C'est toujours un bonheur de participer à une Masse Critique ; à la joie d'être sélectionnée, succède l'impatience de l'attente et le plaisir de la découverte.
Ce livre-ci a particulièrement soigné son arrivée : ma boîte à lettres était impossible à ouvrir. Donc, il m'a fallu guetter le facteur pour résoudre le problème. C'était bien une grande enveloppe cartonnée qui avait tout coincé. J'attendais une BD, donc je pensais qu'elle était du format standard. Mais quelle surprise : délicatement protégé comme dans un cocon, un livre, petit par la taille et riche par sa présentation. Tout indiquait le soin apporté à la réalisation de cet ouvrage : la beauté du dessin de la couverture, qui m'a tout de suite fait penser aux vieux exemplaires de Gustave Doré, souvenir renforcé par le dos entoilé, l'harmonie de la couleur de celui-ci qui répondait aux noirs, blancs et gris du dessin. Quel lecteur aussi compulsif soit-il peut résister à ce plaisir d'ouvrir avec délicatesse et curiosité cette première page. Alors, merci aux Editions 2024 pour ce (premier) petit moment de plaisir.
L'auteur
Clément Vuillier s'est inspiré du récit beaucoup déjanté d'un savant du 17ème siècle, plus d'une fois inspiré (il aurait eu l'intuition de l'existence des virus) et encore plus souvent aux conclusions complètement erronées de développements rigoureusement scientifiques.

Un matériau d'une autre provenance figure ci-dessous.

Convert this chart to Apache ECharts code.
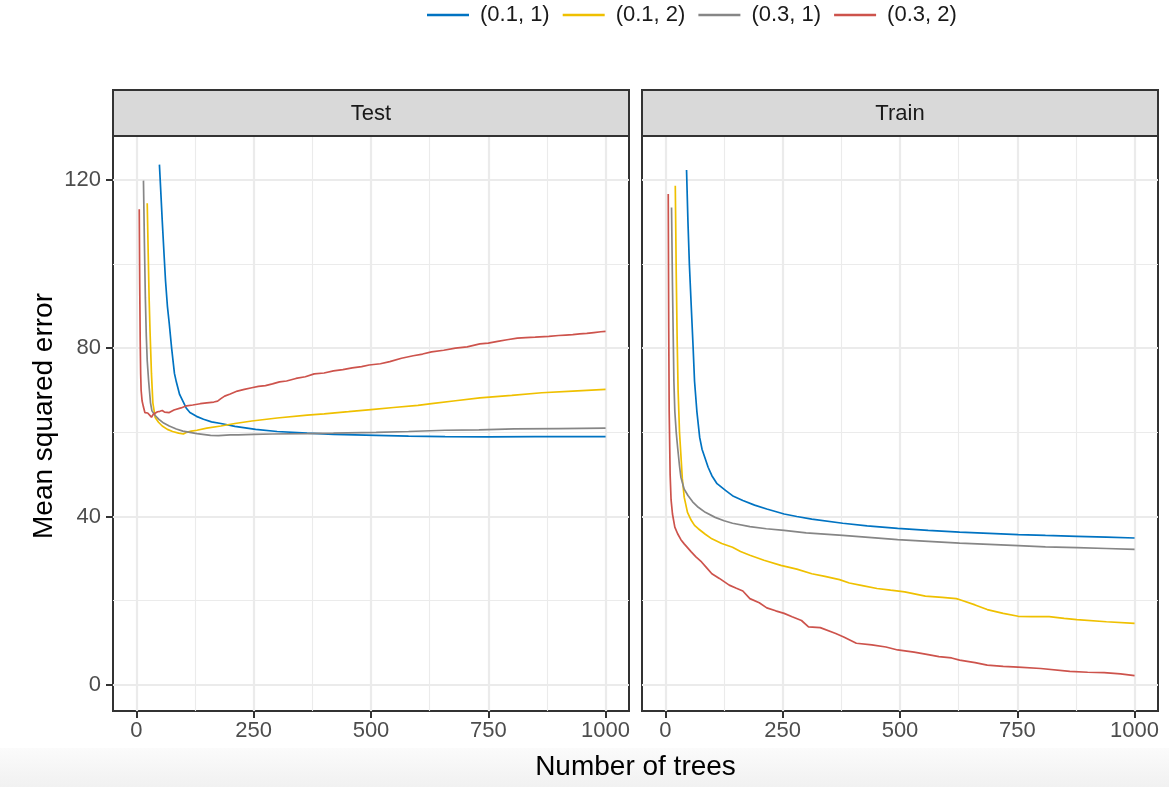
<!DOCTYPE html>
<html><head><meta charset="utf-8">
<script src="https://cdn.jsdelivr.net/npm/echarts@6/dist/echarts.min.js"></script>
<style>html,body{margin:0;padding:0;background:#fff}#c{width:1169px;height:787px}</style>
</head><body><div id="c"></div><script>
// ---------- data ----------
const seriesNames = ['(0.1, 1)', '(0.1, 2)', '(0.3, 1)', '(0.3, 2)'];
const seriesColors = ['#0073C2', '#EFC000', '#868686', '#CD534C'];
const panelNames = ['Test', 'Train'];
const xTicks = [0, 250, 500, 750, 1000];
const xMinor = [125, 375, 625, 875];
const yTicks = [0, 40, 80, 120];
const yMinor = [20, 60, 100];

// Test panel
const testBlueX = [49,52,55,59,62,66,70,75,81,85,92,99,106,114,128,143,160,180,210,254,300,364,420,511,580,658,750,850,1000];
const testBlueY = [123.6,117,110.3,102,96,90,85.8,80,74,72,69,67.4,65.8,64.7,63.8,63.1,62.5,62.1,61.4,60.7,60.2,59.8,59.5,59.3,59.1,59.0,58.9,59.0,59.0];
const testYellowX = [23,25,27,29,32,35,40,47,55,66,77,90,100,107,117,129,150,180,210,246,300,364,400,452,500,548,600,629,680,732,800,864,930,1000];
const testYellowY = [114.4,103,92,84,74,67,63.5,62.4,61.5,60.7,60.2,59.8,59.6,60.0,60.3,60.5,61.0,61.5,62.1,62.7,63.4,64.1,64.4,64.9,65.4,65.9,66.4,66.8,67.5,68.2,68.8,69.4,69.8,70.2];
const testGrayX = [15,17,19,21,23,26,30,33,40,48,58,70,85,99,129,158,175,200,217,250,290,364,420,511,580,658,730,805,900,1000];
const testGrayY = [119.8,105,92,83,77,72.2,67,65.1,64,63.1,62.2,61.5,60.8,60.3,59.7,59.3,59.2,59.4,59.4,59.5,59.6,59.7,59.8,60.0,60.2,60.5,60.6,60.8,60.9,61.0];
const testRedX = [6,7,8,9,10,12,15,18,21,24,28,32,36,40,45,50,55,60,70,80,95,107,120,136,150,165,173,180,188,200,215,230,246,260,275,290,305,320,340,360,379,400,420,440,460,480,496,520,540,565,590,610,629,655,680,705,732,750,770,790,812,830,850,879,900,915,930,945,960,975,990,1000];
const testRedY = [113,95,82,74,70,67.5,66,64.7,65.1,64.6,64.2,63.6,64.3,64.4,64.9,65.0,65.2,64.8,64.7,65.3,65.8,66.3,66.5,66.8,67.0,67.2,67.4,68.0,68.6,69.1,69.8,70.2,70.6,70.9,71.1,71.5,72.0,72.2,72.8,73.2,73.9,74.1,74.6,74.9,75.3,75.6,76.0,76.3,76.8,77.6,78.2,78.6,79.1,79.5,80.0,80.3,81.0,81.2,81.6,82.0,82.4,82.5,82.6,82.8,83.0,83.1,83.2,83.4,83.5,83.7,83.9,84.0];

// Train panel
const trainBlueX = [45,48,51,55,59,62,67,73,78,84,91,99,110,128,145,165,190,216,253,280,312,378,430,495,560,627,690,752,810,877,940,1000];
const trainBlueY = [122.3,110,100,90,80.2,72.2,65,58.8,56,54,51.7,49.7,47.8,46.2,44.8,43.8,42.7,41.8,40.6,40,39.4,38.4,37.8,37.2,36.7,36.3,36,35.7,35.5,35.3,35.1,34.9];
const trainYellowX = [21,23,25,27,30,32,36,40,47,55,62,70,85,99,120,143,160,180,210,246,280,312,340,371,392,420,451,480,510,554,590,620,631,660,686,720,752,780,818,850,877,940,1000];
const trainYellowY = [118.6,98,82,70,60,56.4,49,44.6,41,39.1,37.9,37.1,35.8,34.7,33.6,32.7,31.7,30.8,29.6,28.4,27.5,26.4,25.8,25,24.2,23.6,22.9,22.5,22.1,21.1,20.8,20.5,20.1,19,17.9,17,16.3,16.2,16.2,15.8,15.5,15,14.6];
const trainGrayX = [13,15,17,18,20,23,26,30,33,40,48,58,70,85,106,125,143,180,215,253,300,378,440,495,560,627,690,752,810,877,940,1000];
const trainGrayY = [113.4,95,80,72.2,65,60,56.4,52,49.3,46.5,45,43.5,42.2,41,39.8,39,38.4,37.6,37.1,36.7,36.1,35.5,35,34.5,34.1,33.7,33.4,33.1,32.8,32.6,32.4,32.2];
const trainRedX = [6,7,8,10,12,15,20,26,33,40,48,55,65,77,88,99,115,136,150,165,180,200,216,235,253,270,290,305,330,363,380,407,440,470,495,530,560,583,610,627,660,686,720,752,800,862,900,935,970,1000];
const trainRedY = [116.6,85,65,50,44,40.6,37.5,35.9,34.5,33.5,32.5,31.6,30.4,29.2,27.8,26.4,25.3,23.7,23,22.3,20.5,19.5,18.3,17.6,17,16.2,15.3,13.8,13.6,12.2,11.4,9.9,9.5,9.0,8.3,7.8,7.2,6.7,6.4,5.9,5.3,4.7,4.4,4.2,3.9,3.2,3.0,2.9,2.6,2.2];

const panelData = [
  [[testBlueX, testBlueY], [testYellowX, testYellowY], [testGrayX, testGrayY], [testRedX, testRedY]],
  [[trainBlueX, trainBlueY], [trainYellowX, trainYellowY], [trainGrayX, trainGrayY], [trainRedX, trainRedY]]
];

// ---------- layout ----------
const FONT = '"Liberation Sans", Arial, Helvetica, sans-serif';
const panelLeft = [113, 642];
const panelW = 516, panelTop = 136, panelH = 575, stripH = 46;
const xMin = -49.95, xMax = 1049.95, yMin = -6.2, yMax = 130.4;

const zip = (xs, ys) => xs.map((x, i) => [x, ys[i]]);

const grids = [], xAxes = [], yAxes = [], series = [], graphics = [];
const gridItems = [].concat(
  xMinor.map(v => ({ xAxis: v, lineStyle: { width: 1.1 } })),
  yMinor.map(v => ({ yAxis: v, lineStyle: { width: 1.1 } })),
  xTicks.map(v => ({ xAxis: v, lineStyle: { width: 2.2 } })),
  yTicks.map(v => ({ yAxis: v, lineStyle: { width: 2.2 } }))
);

// light grey fade at bottom of the picture
graphics.push({ type: 'rect', z: -10, shape: { x: 0, y: 748, width: 1169, height: 39 },
  style: { fill: new echarts.graphic.LinearGradient(0, 0, 0, 1, [{ offset: 0, color: '#fbfbfb' }, { offset: 1, color: '#f1f1f1' }]) } });

for (let p = 0; p < 2; p++) {
  grids.push({ left: panelLeft[p], top: panelTop, width: panelW, height: panelH, show: true,
    backgroundColor: '#fff', borderColor: '#333', borderWidth: 2, containLabel: false });
  xAxes.push({ type: 'value', gridIndex: p, min: xMin, max: xMax,
    axisLine: { show: false, onZero: false }, splitLine: { show: false },
    axisTick: { show: true, length: 7, customValues: xTicks, lineStyle: { color: '#333', width: 2 } },
    axisLabel: { show: true, customValues: xTicks, formatter: v => String(v), fontSize: 22, color: '#4d4d4d', margin: 9, fontFamily: FONT } });
  yAxes.push({ type: 'value', gridIndex: p, min: yMin, max: yMax,
    axisLine: { show: false, onZero: false }, splitLine: { show: false },
    axisTick: { show: p === 0, length: 7, customValues: yTicks, lineStyle: { color: '#333', width: 2 } },
    axisLabel: { show: p === 0, customValues: yTicks, formatter: v => String(v), fontSize: 22, color: '#4d4d4d', margin: 12, fontFamily: FONT } });
  series.push({ type: 'line', name: '_grid' + p, xAxisIndex: p, yAxisIndex: p, data: [], z: 1, silent: true,
    markLine: { silent: true, z: 1, animation: false, symbol: ['none', 'none'], label: { show: false },
      lineStyle: { color: '#ebebeb', type: 'solid' }, emphasis: { disabled: true }, data: gridItems } });
  for (let s = 0; s < 4; s++) {
    const d = panelData[p][s];
    series.push({ type: 'line', name: seriesNames[s], xAxisIndex: p, yAxisIndex: p, z: 3,
      data: zip(d[0], d[1]), showSymbol: false, symbol: 'none', animation: false,
      color: seriesColors[s], lineStyle: { color: seriesColors[s], width: 1.7 } });
  }
  graphics.push({ type: 'rect', z: 10, shape: { x: panelLeft[p], y: panelTop - stripH, width: panelW, height: stripH },
    style: { fill: '#d9d9d9', stroke: '#333', lineWidth: 2 } });
  graphics.push({ type: 'text', z: 11, x: panelLeft[p] + panelW / 2, y: panelTop - stripH / 2 + 1,
    style: { text: panelNames[p], font: '22px ' + FONT, fill: '#1a1a1a', textAlign: 'center', textVerticalAlign: 'middle' } });
}

graphics.push({ type: 'text', z: 11, x: 635.5, y: 767,
  style: { text: 'Number of trees', font: '28px ' + FONT, fill: '#000', textAlign: 'center', textVerticalAlign: 'middle' } });
graphics.push({ type: 'text', z: 11, x: 44, y: 416, rotation: Math.PI / 2,
  style: { text: 'Mean squared error', font: '28px ' + FONT, fill: '#000', textAlign: 'center', textVerticalAlign: 'middle' } });

const chart = echarts.init(document.getElementById('c'), null, { renderer: 'canvas' });
chart.setOption({
  backgroundColor: '#ffffff',
  animation: false,
  textStyle: { fontFamily: FONT },
  legend: { data: seriesNames, left: 427, top: 4, padding: 0, icon: 'rect', itemWidth: 42, itemHeight: 2.5,
    itemGap: 13, textStyle: { fontSize: 22, color: '#1a1a1a', fontFamily: FONT, padding: [0, 0, 0, 6] } },
  grid: grids, xAxis: xAxes, yAxis: yAxes, series: series, graphic: graphics
});
</script></body></html>
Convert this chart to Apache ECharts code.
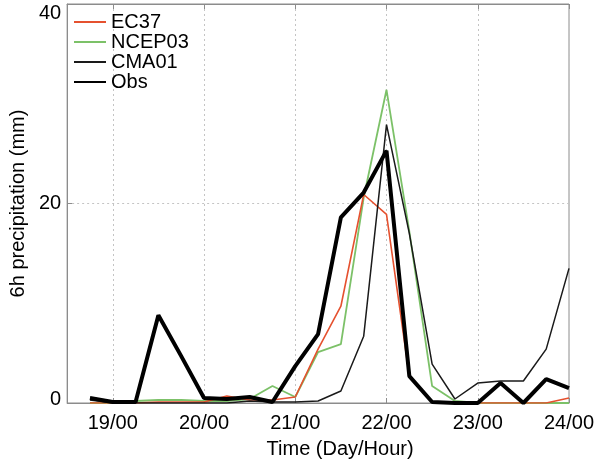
<!DOCTYPE html>
<html>
<head>
<meta charset="utf-8">
<script src="https://cdn.jsdelivr.net/npm/echarts@6/dist/echarts.min.js"></script>
<style>
  html, body { margin: 0; padding: 0; background: #fff; }
  #chart { width: 600px; height: 464px; }
</style>
</head>
<body>
<div id="chart"></div>
<script>
// 6-hourly time steps (Day/Hour)
const categories = ['18/12','18/18','19/00','19/06','19/12','19/18','20/00','20/06','20/12','20/18',
  '21/00','21/06','21/12','21/18','22/00','22/06','22/12','22/18','23/00','23/06','23/12','23/18','24/00'];

// 6h precipitation (mm)
const ec37   = [null,0,0,0,0.1,0.1,0.1,0.7,0.3,0.3,0.6,5.4,9.7,20.9,18.9,2.7,0.1,0,0,0,0,0,0.5];
const ncep03 = [null,0,0,0.2,0.3,0.3,0.2,0.2,0.4,1.7,0.6,5.1,5.9,20.6,31.4,17.2,1.7,0.2,0,0,0,0,0];
const cma01  = [null,0.3,0,0,0,0,0,0,0.2,0.1,0.1,0.2,1.2,6.7,27.9,17.0,3.9,0.4,2.0,2.2,2.2,5.4,13.5];
const obs    = [null,0.5,0.1,0.1,8.8,4.7,0.5,0.4,0.6,0.1,3.7,6.9,18.6,21.1,25.3,2.7,0.1,0,0,2.0,0,2.4,1.5];

const yTicks = [0, 20, 40];

const isDayStart = (i, v) => /\/00$/.test(categories[i]);
const font = 'Liberation Sans, Arial, sans-serif';
const frame = '#8c8c8c';
const yMin = yTicks[0], yMax = yTicks[yTicks.length - 1];

const chart = echarts.init(document.getElementById('chart'));
chart.setOption({
  animation: false,
  backgroundColor: '#fff',
  textStyle: { fontFamily: font },
  grid: { left: 61, right: 31, top: 4, bottom: 60, show: true, borderColor: frame, borderWidth: 1 },
  legend: {
    orient: 'vertical', left: 68, top: 7, itemGap: 0,
    itemWidth: 32, itemHeight: 14,
    itemStyle: { opacity: 0 },
    textStyle: { fontSize: 20, lineHeight: 20, color: '#000', fontFamily: font },
    data: ['EC37', 'NCEP03', 'CMA01', 'Obs']
  },
  xAxis: [{
    type: 'category', data: categories, boundaryGap: false,
    name: 'Time (Day/Hour)', nameLocation: 'middle', nameGap: 36,
    nameTextStyle: { fontSize: 20, color: '#000', padding: [0, 0, 0, 44] },
    axisLine: { lineStyle: { color: frame } },
    axisTick: { inside: true, length: 5, interval: isDayStart, lineStyle: { color: frame } },
    axisLabel: { interval: isDayStart, fontSize: 20, color: '#000', margin: 10 },
    splitLine: { show: true, interval: isDayStart, lineStyle: { color: '#c4c4c4', type: [2, 3] } }
  }, {
    type: 'category', data: categories, boundaryGap: false, position: 'top',
    axisLine: { lineStyle: { color: frame } },
    axisTick: { inside: true, length: 5, interval: isDayStart, lineStyle: { color: frame } },
    axisLabel: { show: false }
  }],
  yAxis: {
    type: 'value', min: yMin, max: yMax, interval: yTicks[1] - yTicks[0],
    name: '6h precipitation (mm)', nameLocation: 'middle', nameGap: 32,
    nameTextStyle: { fontSize: 20, color: '#000' },
    axisLine: { show: true, lineStyle: { color: frame } },
    axisTick: { show: true, inside: true, length: 5, lineStyle: { color: frame } },
    axisLabel: {
      fontSize: 20, color: '#000', margin: 6,
      // end labels are nudged inward so they stay beside the frame
      formatter: v => v === yMax ? '{hi|' + v + '}' : v === yMin ? '{lo|' + v + '}' : String(v),
      rich: {
        hi: { fontSize: 20, color: '#000', fontFamily: font, padding: [19, 0, 0, 0] },
        lo: { fontSize: 20, color: '#000', fontFamily: font, padding: [0, 0, 8, 0] }
      }
    },
    splitLine: { show: true, lineStyle: { color: '#c4c4c4', type: [2, 3] } }
  },
  series: [
    { name: 'EC37', type: 'line', data: ec37, symbol: 'none', z: 3,
      color: '#e5512f', lineStyle: { width: 1.6, color: '#e5512f' } },
    { name: 'NCEP03', type: 'line', data: ncep03, symbol: 'none', z: 2,
      color: '#7cc168', lineStyle: { width: 1.8, color: '#7cc168' } },
    { name: 'CMA01', type: 'line', data: cma01, symbol: 'none', z: 4,
      color: '#1a1a1a', lineStyle: { width: 1.5, color: '#1a1a1a' } },
    { name: 'Obs', type: 'line', data: obs, symbol: 'none', z: 5,
      color: '#000', lineStyle: { width: 4, color: '#000' } }
  ]
});
</script>
</body>
</html>
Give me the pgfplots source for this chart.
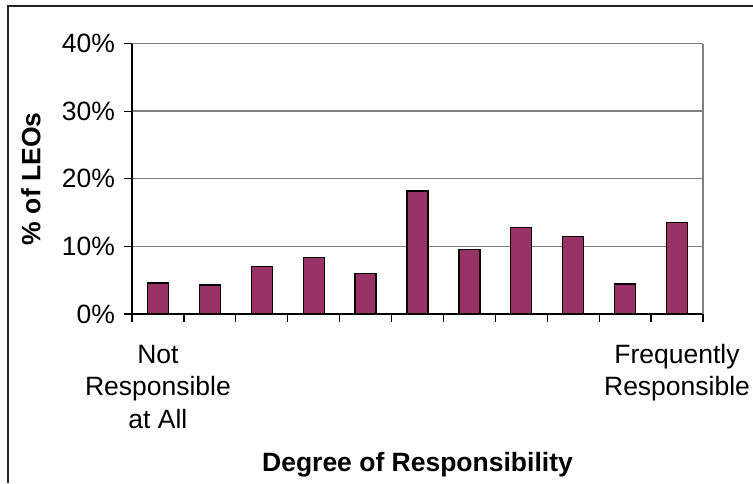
\documentclass[border=0pt]{standalone}
\usepackage{pgfplots}
\pgfplotsset{compat=1.18}
\usepackage{fontspec}
\setmainfont{Liberation Sans}
\definecolor{barcol}{RGB}{153,51,102}
\definecolor{gridcol}{RGB}{128,128,128}
\begin{document}
\fontsize{26.5}{32.5}\selectfont
\begin{tikzpicture}
\path[use as bounding box] (-132pt,-169pt) rectangle (621pt,314pt);
\draw[line width=1.3pt, black!85] (-124pt,-169pt) -- (-124pt,308pt) -- (621pt,308pt);
\begin{axis}[
  at={(0pt,0pt)}, anchor=south west,
  scale only axis, width=571pt, height=270.5pt,
  xmin=0.5, xmax=11.5, ymin=0, ymax=40,
  axis lines=left, axis line style={-, line width=1.2pt, black},
  xtick={0.5,1.5,...,11.5}, xticklabels={},
  ytick={0,10,20,30,40},
  yticklabels={0\%,10\%,20\%,30\%,40\%},
  tick align=outside, major tick length=8pt,
  tick style={line width=1.2pt, black},
  ymajorgrids, grid style={line width=1.3pt, gridcol},
  yticklabel style={font=\fontsize{26.5}{32.5}\selectfont},
  clip=false,
]
\addplot[ybar, bar width=21pt, fill=barcol, draw=black, line width=1.2pt]
  coordinates {(1,4.59) (2,4.30) (3,7.01) (4,8.35) (5,6.02) (6,18.2) (7,9.53) (8,12.79) (9,11.41) (10,4.44) (11,13.48)};
\draw[gridcol, line width=1.3pt] (rel axis cs:1,0) -- (rel axis cs:1,1);
\node[anchor=base, align=center, inner sep=0pt] at ([yshift=-114pt]axis cs:1,0) {Not\\Responsible\\at All};
\node[anchor=base, align=center, inner sep=0pt] at ([yshift=-81.5pt]axis cs:11,0) {Frequently\\Responsible};
\node[anchor=base, inner sep=0pt, font=\bfseries] at ([yshift=-157pt]rel axis cs:0.5,0) {Degree of Responsibility};
\node[rotate=90, anchor=center, inner sep=0pt, font=\bfseries] at ([xshift=-101pt]rel axis cs:0,0.5) {\% of LEOs};
\end{axis}
\end{tikzpicture}
\end{document}
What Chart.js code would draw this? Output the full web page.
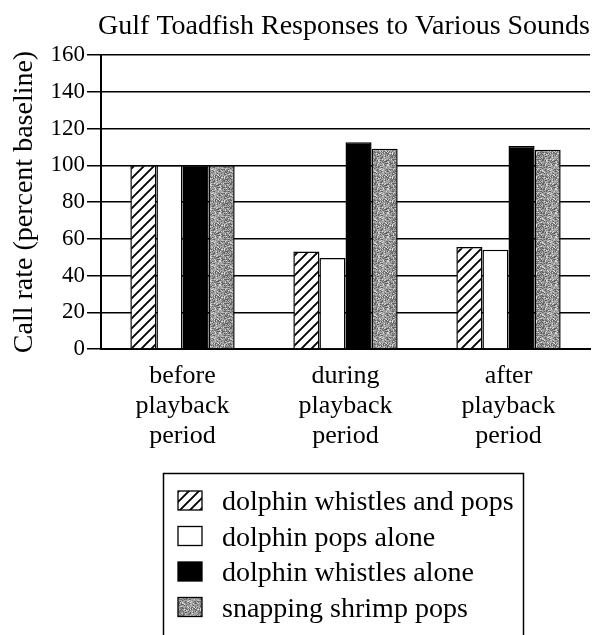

L'histoire est celle d'un voyage initiatique d'un jeune godelureau sous la férule d'un maître de... de quoi d'ailleurs ? La connaissance ?
Clément Vuillier prend le temps de bien poser les caractères de ses personnages, chacun d'eux étant des "sorte(s) d'esprit(s) sans connexion avec son(leurs) corps" :
- Jean, le godelureau récent "initié (?), souvent impatient et agacé par la suffisance de son "maître"
- Cosmiel, le "pionnier"-instructeur qui n'a pas encore atteint la sagesse (ceci est mon point de vue) et pontifie...souvent
- et, un troisième "personnage" dont il n'est question qu'au début du récit et pourtant hante discrètement les pages : LA Grâce, celle par qui Jean a été recommandé et qui l'a donc investit de cette possibilité d'accéder à la vraie connaissance. La preuve qu'ils ont tous les deux "LA Grâce" ? Ils ont tous les deux des yeux auto-éclairants. Et si ça n'est pas une preuve qu'ils sont choisis, alors là, qu'est-ce qu'il vous faut !
Donc, LA Grâce les baignant de ... sa grâce, voici nos deux personnages partis pour un voyage sidéral, de la Terre à Pluton, balade dans l'espace et retour au bercail : la terre.
L'auteur organise son récit en six chapitres précédés de prolégomènes. Euh...ça ne vous dit rien "prolégomènes" ? Et bien, moi non plus, je ne connaissais pas ce mot. Donc pour tous les béotiens (catégorie de lecteurs à laquelle j'appartiens) les prolégomènes ce sont les notions nécessaires à la compréhension d'une science pouvant donné lieu à une lonnnnnnngue introduction. Ici, une page, où dans la moitié supérieure est dessinée une porte genre porte cochère de ferme toute noire et la moitié inférieure le dialogue de quelques lignes entre Cosmiel Et Jean. Ouf !
Le ton est donné. Ouvrage prétendument sérieux qui ouvre à tous les rêves.
Et le rêve est dans le graphisme. Somptueux noirs et blancs aux volutes ou à la géométrie ondoyante. Les couleurs boréales et solaires explosent. Jean et Cosmiel sont deux silhouettes identiques, vêtues d'une longue robe blanche, avec une longue barbe blanche, au regard faisceau blanc de lampe-torche, évoluant dans des mondes de cavernes incandescentes, de cieux noirs et lumineux, sous les explosions solaires et les novas de l'espace.
Escher a dû bercer l'enfance de Clément Vuilier et peut-être aussi quelques films de Méliès.
La composition de chaque chapitre offre tout d'abord un dessin géométrique pour situer à quelle étape du voyage en sont nos héros, puis deux à quatre pages pour le récit, suivis de planches où l'auteur nous précipite à toute vitesse dans les paysages les plus extraordinaires qui explosent notre imaginaire.
Une morale à cette histoire ? Certainement que la perception du monde change dès que l'on accepte d'orienter vers d'autres ailleurs nos points de vue, d'abandonner des habitudes, des concepts pour ouvrir la voie à la connaissance.
Un délicieux roman graphique, du très bel ouvrage, tant de l'auteur (à suivre) que de la maison d'édition qui apporte tant de soins à mettre en valeur le monde unique de cet artiste.